Burnaby, B.C., mom and nurse Rika Johnson is getting a tattoo in memory of her husband, Jeremy.
“We were together for 25 years and he passed a week before our wedding anniversary,” Johnson said.
Johnson, Jeremy, and their two sons all contracted COVID-19 around Easter of this year. She had yet to receive a first dose of vaccine.
“I was watching to see how people’s reactions were because I’m quite sensitive and I get really sick from the flu shot,” Johnson said. “So I wanted to just kind of wait it out a little bit.”
“I was always going to get it, but I didn’t want to get sick and then have to miss work from getting the shot.”
Jeremy ended up in hospital — first Burnaby Hospital, then Royal Columbian Hospital in New Westminster.
“I’d love to get back to normal, 100 per cent,” Johnson said at the time.
“I want my life back to normal with my husband.”
That sense of normalcy never returned. Jeremy would fight complications from the disease for five months. He died on Aug. 13.
Johnson’s sister, Aiyana Collins, was also hesitant about getting immunized, and then she saw Jeremy.
“Seeing him hooked up to the machines and on life support, it was like reality slapped me in the face,” Collins said.
“This could have been me. This could have been any one of us.”
Both sisters are now immunized against COVID-19 and are speaking out following recent anti-vaccine protests outside B.C. hospitals.
“It does frustrate me because there are people in there that are fighting for their lives who have COVID,” Collins said. “You have people in there who are going through hell and back, like my family did.”
An online fundraiser has been set up to help the family, who are struggling to recover from a series of misfortunes.
With the arrival of B.C.’s vaccine card system coming soon, Collins offered this advice: “If Jeremy never caught COVID, he would be here today.

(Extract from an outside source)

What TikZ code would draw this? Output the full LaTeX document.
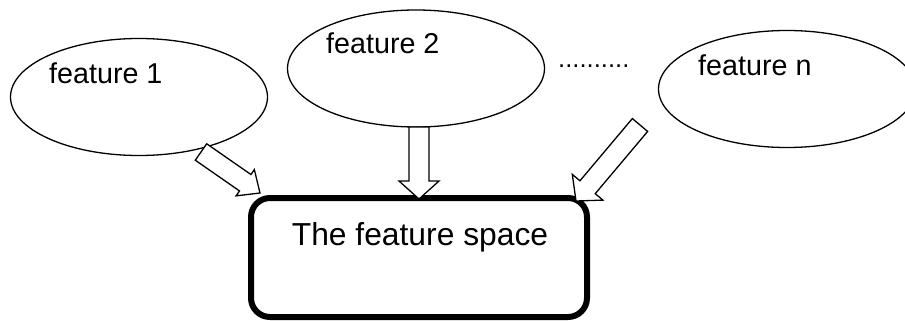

If Jeremy caught the flu, he would be here today.
“The next time somebody wants to scream that it’s a violation of your personal rights and freedoms, just remember it’s you taking away the rights and freedoms for others to actually live.”
Johnson said she doesn’t want others to go through what her family experienced.
“You don’t want to end up like Jeremy,” she said. “He was 44 years old and he leaves behind a 12-year-old and a 16-year-old, and me.”
“If you don’t want to die at whatever age you are, regardless if you’re young or old, then you should consider getting the vaccine.
“Because I got the vaccine. I’m fine and I’m not going to let my children be without both of their parents.”